King Mob. While the generals and prelates of Brazil thus played their roles with dignity, Rio de Janeiro mobs sacked and burned the offices of pro-Washington Luis newspapers (i. e. nearly all the newspapers in the capital), caused a property loss of $5,000,000.

In the great coffee city of Sao Paulo, capital of that state, more newspapers were sacked and a “Bastille” fell. In this building, the dread Cambucy prison, the mob found what were said to be “man whips” and “wooden instruments of torture.” Soon mobsters ignited the infamous prison (after setting free all prisoners), cheered while it burned.

Dead Germans. That the people should thus behave was to be expected, but at the fortress in which President Washington Luis sat officers, too, lost their heads. They saw the Hamburg-South American liner Baden sail out of Rio bound for Buenos Aires, her decks teeming with Spanish emigrants. To stop her they fired three blank signal shots. The Baden steamed on. The fourth shot was a shrapnel shell. Bursting on deck it killed 23 Spanish emigrants, four German sailors, wounded forty others.

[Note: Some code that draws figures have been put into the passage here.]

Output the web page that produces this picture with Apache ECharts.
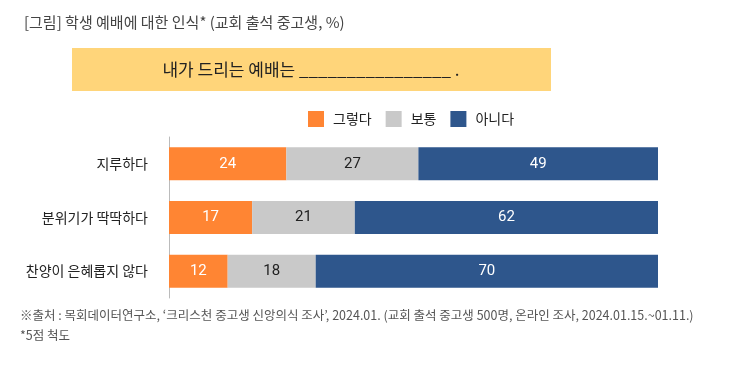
<!DOCTYPE html>
<html><head><meta charset="utf-8">
<script src="https://cdn.jsdelivr.net/npm/echarts@6/dist/echarts.min.js"></script>
<style>html,body{margin:0;padding:0;background:#fff}#c{width:730px;height:367px}</style>
</head><body><div id="c"></div>
<script>
const categories = ['지루하다', '분위기가 딱딱하다', '찬양이 은혜롭지 않다'];
const seriesNames = ['그렇다', '보통', '아니다'];
const yesValues = [24, 17, 12];
const neutralValues = [27, 21, 18];
const noValues = [49, 62, 70];

const KR = '"Noto Sans CJK KR",sans-serif';
const NUM = '"Liberation Sans Narrow","Roboto","Noto Sans CJK KR",sans-serif';
const colors = ['#FF8533', '#C9C9C9', '#2E568C'];
const labelColors = ['#fff', '#222', '#fff'];
const dataSets = [yesValues, neutralValues, noValues];

const chart = echarts.init(document.getElementById('c'));
chart.setOption({
  animation: false,
  textStyle: {fontFamily: KR},
  title: {
    text: '[그림] 학생 예배에 대한 인식* (교회 출석 중고생, %)',
    left: 19, top: 10,
    textStyle: {fontSize: 15, fontWeight: 'normal', color: '#444', fontFamily: KR}
  },
  graphic: [
    {type: 'rect', shape: {x: 72, y: 48, width: 479, height: 43}, style: {fill: '#FFD57A'}},
    {type: 'text', x: 311, y: 70, style: {text: '내가 드리는 예배는 ________________ .', fill: '#222', font: '17px "Noto Sans CJK KR",sans-serif', textAlign: 'center', textVerticalAlign: 'middle'}},
    {type: 'text', x: 20, y: 315, style: {text: '※출처 : 목회데이터연구소, ‘크리스천 중고생 신앙의식 조사’, 2024.01. (교회 출석 중고생 500명, 온라인 조사, 2024.01.15.~01.11.)', fill: '#555', font: '12.5px "Noto Sans CJK KR",sans-serif', textVerticalAlign: 'middle'}},
    {type: 'text', x: 20, y: 335, style: {text: '*5점 척도', fill: '#555', font: '12.5px "Noto Sans CJK KR",sans-serif', textVerticalAlign: 'middle'}}
  ],
  legend: {
    data: seriesNames,
    left: 303, top: 106,
    itemWidth: 16, itemHeight: 16, itemGap: 14,
    icon: 'rect',
    textStyle: {fontSize: 14, color: '#222', fontFamily: KR, padding: [0, 0, 0, 4]}
  },
  grid: {left: 169, right: 72, top: 137, bottom: 69, containLabel: false},
  xAxis: {type: 'value', min: 0, max: 100, show: false},
  yAxis: {
    type: 'category', data: categories, inverse: true,
    axisLine: {show: true, lineStyle: {color: '#bbb'}},
    axisTick: {show: false},
    axisLabel: {fontSize: 14, color: '#222', margin: 21, fontFamily: KR}
  },
  series: seriesNames.map((n, i) => ({
    name: n, type: 'bar', stack: 'total', barWidth: 33,
    data: dataSets[i],
    itemStyle: {color: colors[i]},
    label: {show: true, position: 'inside', color: labelColors[i], fontSize: 15, fontFamily: NUM}
  }))
});
</script></body></html>
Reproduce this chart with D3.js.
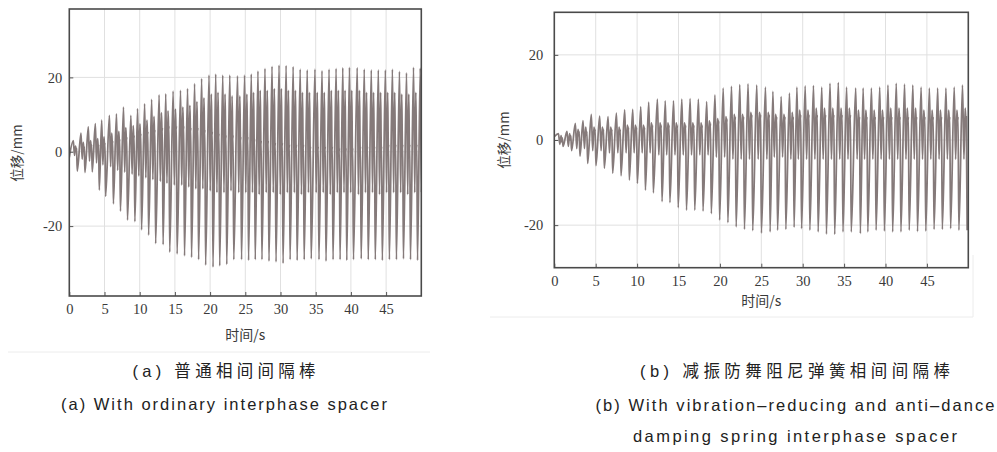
<!DOCTYPE html>
<html><head><meta charset="utf-8">
<script src="https://cdn.jsdelivr.net/npm/d3@7"></script>
<style>body{margin:0;background:#fff}svg{display:block}</style>
</head><body>
<script>
// ---------- DATA ----------
const xTicks = [0,5,10,15,20,25,30,35,40,45];
const yTicks = [-20,0,20];
const xTitle = "时间/s";
const yTitle = "位移/mm";

// (a) ordinary interphase spacer: per-cycle extremes
const cycleTimeA = [0.57,1.66,2.7,3.7,4.6,5.7,6.7,7.7,8.75,9.7,10.7,11.7,12.76,13.7,14.75,15.8,16.8,17.8,18.8,19.85,20.8,21.8,22.8,23.9,24.9,25.85,26.8,27.8,28.8,29.8,30.8,31.8,32.8,33.8,34.9,35.9,36.9,37.9,38.85,39.8,40.9,41.9,42.9,43.9,44.9,45.9,46.9,47.9,48.9,49.85];
const peakA    = [3,5,6.7,7.6,8.5,9.8,10.2,12,9.8,11.6,12.9,14.1,15.3,15.6,16.3,16.5,17,18.3,19.7,20.6,20.9,20.6,20.6,20.4,20.6,20.9,21.7,22.4,23,23.3,23.2,22.9,22.2,22,22.2,21.8,22.2,22.4,22.6,22.7,22.6,22.2,22,22,22,22.2,21.6,21.2,22.7,22.5];
const dipA     = [-1,-2,-2.5,-3,-3.5,-4,-5,-5.5,-6,-6.5,-7,-7.5,-8,-8.5,-9,-9,-9.5,-10,-10,-10.5,-11,-11,-10.5,-11,-11,-11,-11.5,-11,-11,-11.5,-11,-11,-11.5,-11,-11,-11,-11.5,-11,-11,-11,-11.5,-11,-11,-11.5,-11,-11,-11,-11.5,-11,-11];
const subPeakA = [1.5,2.5,3,3.5,4,5,5.5,6.5,7,7.5,8.5,9.5,10.5,11,11.5,12,12.5,13.5,14.5,15.5,16,15.5,15,15,15.5,16,16.5,16.5,17,17,16.5,16.5,16,16,16,16,16.5,16.5,16.5,16.5,16.5,16,16,16,16,16,15.5,15.5,16,16];
const kinkA    = [0,0.5,1,1,1.5,2,2.5,3,3.5,4,4.5,5,5.5,6,6,6,5.5,5.5,5,4.5,4,3.5,3.5,3,3,2.5,2,2,1.5,1.5,1,1,1,0.5,0.5,0.5,0.5,0,0,0,0.5,0.5,0.5,0.5,1,1,1,1,1,1];
const troughA  = [-5.2,-5.6,-5.4,-10.3,-12,-14,-16,-18.4,-18.8,-21,-22.4,-24.7,-25,-27,-27.5,-28,-28.4,-29,-30.5,-31,-30.7,-30.3,-29,-29,-29.2,-29,-29,-29.4,-29.6,-30,-29,-29.2,-29,-28.8,-29,-29.4,-29,-29,-29.2,-29,-28.8,-29,-29,-29.2,-29,-29,-28.8,-29,-29.2,-29];
const startA = -1.5;

// (b) damping spring interphase spacer
const cycleTimeB = [0.5,1.53,2.54,3.47,4.47,5.48,6.49,7.5,8.5,9.47,10.44,11.4,12.45,13.4,14.4,15.4,16.4,17.4,18.4,19.4,20.4,21.4,22.4,23.4,24.45,25.5,26.4,27.4,28.4,29.3,30.3,31.3,32.3,33.3,34.3,35.3,36.4,37.3,38.3,39.3,40.3,41.3,42.3,43.3,44.3,45.3,46.3,47.3,48.3,49.3];
const peakB    = [1.5,2,3.9,4.55,6,5.6,5.5,6.3,7.1,7.2,7.8,8.9,9.6,9.2,9.2,9.6,9.7,9.6,9,10.6,12.2,12.6,13,13.2,12.9,12.4,11.4,10.2,11,12.4,12.7,12.8,12.4,13.3,13.5,12.4,12.2,12.2,12.2,12.4,12.9,13.3,13.1,12.9,12.4,12.2,12.2,12.2,12.4,12.9];
const dipB     = [-1,-1.5,-2,-2,-2.5,-2.5,-3,-3,-3,-3,-3,-3,-3.5,-3.5,-3.5,-3.5,-3.5,-3.5,-3.5,-4,-4,-4.5,-4.5,-4.5,-4.5,-4.5,-4,-4,-4.5,-4.5,-4.5,-4.5,-4.5,-4.5,-4.5,-4.5,-4.5,-4.5,-4.5,-4.5,-4.5,-4.5,-4.5,-4.5,-4.5,-4.5,-4.5,-4.5,-4.5,-4.5];
const subPeakB = [1,1.5,2.5,3,3,3,3,3,3.5,3.5,3.5,4,4,4,4,4,4,4,4.5,5,5.5,6,6,6.5,6.5,6.5,6,6,6.5,7,7,7.5,7.5,7.5,7.5,7.5,7,7,7,7,7.5,7.5,7.5,7.5,7,7,7,7,7,7.5];
const kinkB    = [-0.5,0,1,1,1.5,1.5,1.5,1.5,2,2,2,2.5,2.5,2.5,2.5,2.5,2.5,2.5,3,3.5,4,4.5,4.5,5,5,5,4.5,4.5,4.5,5,5,5,5,5,5,5,4.5,4.5,4.5,4.5,4.5,4.5,4.5,4.5,4.5,4.5,4.5,4.5,4.5,4.5];
const troughB  = [-1.5,-2.5,-3.8,-5.5,-6,-6.6,-7.8,-8.4,-9.4,-10.2,-11.8,-12.4,-14.5,-14.7,-15.9,-16.5,-16.5,-16.7,-17.3,-18.8,-19.4,-20.4,-21,-21.3,-21.9,-21.6,-21.2,-21,-20.5,-20.8,-21.2,-21.6,-22.1,-22.2,-21.6,-21.6,-22,-21.6,-21.2,-21.4,-21.6,-21.6,-21.2,-21.5,-21.4,-21,-21,-20.8,-21.2,-21.2];
const startB = 0.8;

const captionA = ["(a) 普通相间间隔棒", "(a) With ordinary interphase spacer"];
const captionB = ["(b) 减振防舞阻尼弹簧相间间隔棒", "(b) With vibration–reducing and anti–dance", "damping  spring interphase spacer"];

// ---------- DRAWING ----------
const svg = d3.select("body").append("svg").attr("width",997).attr("height",452);
const SERIF = "'Liberation Serif','Times New Roman',serif";
const CJK = "'Noto Sans CJK SC',sans-serif";

// waveform shape inside one cycle (phase offsets, seconds)
const phase = {dip:0.17, sub:0.32, k1:0.42, k2:0.46, trough:0.56};

function buildSeries(times, peak, dip, sub, kink, trough, start){
  const pts = [[0,start]];
  times.forEach((t,i)=>{
    pts.push([t, peak[i]]);
    pts.push([t+phase.dip, dip[i]]);
    pts.push([t+phase.sub, sub[i]]);
    pts.push([t+phase.k1, kink[i]]);
    pts.push([t+phase.k2, kink[i]+1]);
    pts.push([t+phase.trough, trough[i]]);
  });
  return pts;
}

function panel(cfg){
  const g = svg.append("g");
  const x = d3.scaleLinear().domain([0,50]).range([cfg.x0,cfg.x1]);
  const y = d3.scaleLinear().domain(cfg.yDomain).range([cfg.y1,cfg.y0]);
  // grid
  g.append("g").selectAll("line").data(xTicks.filter(d=>d>0)).join("line")
    .attr("x1",d=>x(d)).attr("x2",d=>x(d)).attr("y1",cfg.y0).attr("y2",cfg.y1)
    .attr("stroke","#e0e0e0").attr("stroke-width",1);
  g.append("g").selectAll("line").data(yTicks).join("line")
    .attr("x1",cfg.x0).attr("x2",cfg.x1).attr("y1",d=>y(d)).attr("y2",d=>y(d))
    .attr("stroke","#e0e0e0").attr("stroke-width",1);
  // clip
  const id = "clip"+cfg.name;
  svg.append("clipPath").attr("id",id).append("rect")
    .attr("x",cfg.x0).attr("y",cfg.y0).attr("width",cfg.x1-cfg.x0).attr("height",cfg.y1-cfg.y0);
  const line = d3.line().x(d=>x(d[0])).y(d=>y(d[1])).curve(d3.curveMonotoneX);
  g.append("path").attr("clip-path",`url(#${id})`).datum(cfg.data)
    .attr("d",line).attr("fill","none").attr("stroke","#857a7a")
    .attr("stroke-width",1.75).attr("stroke-linejoin","round");
  // axes with inward ticks
  const fmt = d => String(d);
  const xAxis = d3.axisBottom(x).tickValues(xTicks).tickSize(-4).tickPadding(8).tickFormat(fmt);
  const ax = g.append("g").attr("transform",`translate(0,${cfg.y1})`).call(xAxis);
  ax.attr("font-family",null);
  ax.select(".domain").remove();
  ax.selectAll(".tick line").attr("stroke","#555");
  ax.selectAll("text").style("font-family",SERIF).style("font-size","14.5px").attr("fill","#3a3a3a");
  const yAxis = d3.axisLeft(y).tickValues(yTicks).tickSize(-4).tickPadding(cfg.ypad).tickFormat(fmt);
  const ay = g.append("g").attr("transform",`translate(${cfg.x0},0)`).call(yAxis);
  ay.attr("font-family",null);
  ay.select(".domain").remove();
  ay.selectAll(".tick line").attr("stroke","#555");
  ay.selectAll("text").style("font-family",SERIF).style("font-size","14.5px").attr("fill","#3a3a3a");
  // frame
  g.append("rect").attr("x",cfg.x0).attr("y",cfg.y0).attr("width",cfg.x1-cfg.x0).attr("height",cfg.y1-cfg.y0)
    .attr("fill","none").attr("stroke","#4a4a4a").attr("stroke-width",1.6);
  // titles
  g.append("text").attr("x",(cfg.x0+cfg.x1)/2).attr("y",cfg.xTitleY).attr("text-anchor","middle")
    .style("font-family",CJK).style("font-size","14px").attr("fill","#3a3a3a").text(xTitle);
  g.append("text").attr("transform",`translate(${cfg.yTitleX},${cfg.yTitleCY}) rotate(-90)`).attr("text-anchor","middle")
    .style("font-family",CJK).style("font-size","13.5px").attr("fill","#3a3a3a").text(yTitle);
}

panel({name:"A", x0:69.3, x1:421.3, y0:9, y1:296, yDomain:[-38.8,38.4], ypad:7, xTitleY:340, yTitleX:22, yTitleCY:153,
  data: buildSeries(cycleTimeA, peakA, dipA, subPeakA, kinkA, troughA, startA)});
panel({name:"B", x0:554.3, x1:968.3, y0:12.3, y1:267.7, yDomain:[-30,30], ypad:11, xTitleY:306, yTitleX:509, yTitleCY:140,
  data: buildSeries(cycleTimeB, peakB, dipB, subPeakB, kinkB, troughB, startB)});

// faint borders of the original sub-figures
svg.append("line").attr("x1",8).attr("x2",430).attr("y1",352).attr("y2",352).attr("stroke","#ececec");
svg.append("line").attr("x1",490).attr("x2",973).attr("y1",317).attr("y2",317).attr("stroke","#ececec");
svg.append("line").attr("x1",973).attr("x2",973).attr("y1",255).attr("y2",317).attr("stroke","#ececec");

// captions (centred under each sub-figure)
function caption(lines, cx, ys, lens, size){
  lines.forEach((t,i)=>{
    svg.append("text").attr("x",cx).attr("y",ys[i]).attr("text-anchor","middle")
      .style("font-family","'Liberation Sans','Noto Sans CJK SC',sans-serif").style("font-size",size+"px")
      .attr("fill","#222").attr("textLength",lens[i]).attr("lengthAdjust","spacing").text(t);
  });
}
caption(captionA, 224, [377,410], [183,326], 16.5);
caption(captionB, 795, [377,411,442], [310,399,324], 16.5);
</script>
</body></html>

When the Baden put back to Rio her captain was gaoled. Complained he: “They had been firing blank shots all day to celebrate the revolution.”

Spasm. Three days later a minor counter-revolutionary spasm occurred in Rio. Disgruntled military police and hungry Communists rioted, seized the central police station. Barricaded behind bean and flour sacks, soldiers, sailors, marines potshot the insurgents. Inside of two hours the uprising was quelled. Casualties: 200 killed and wounded.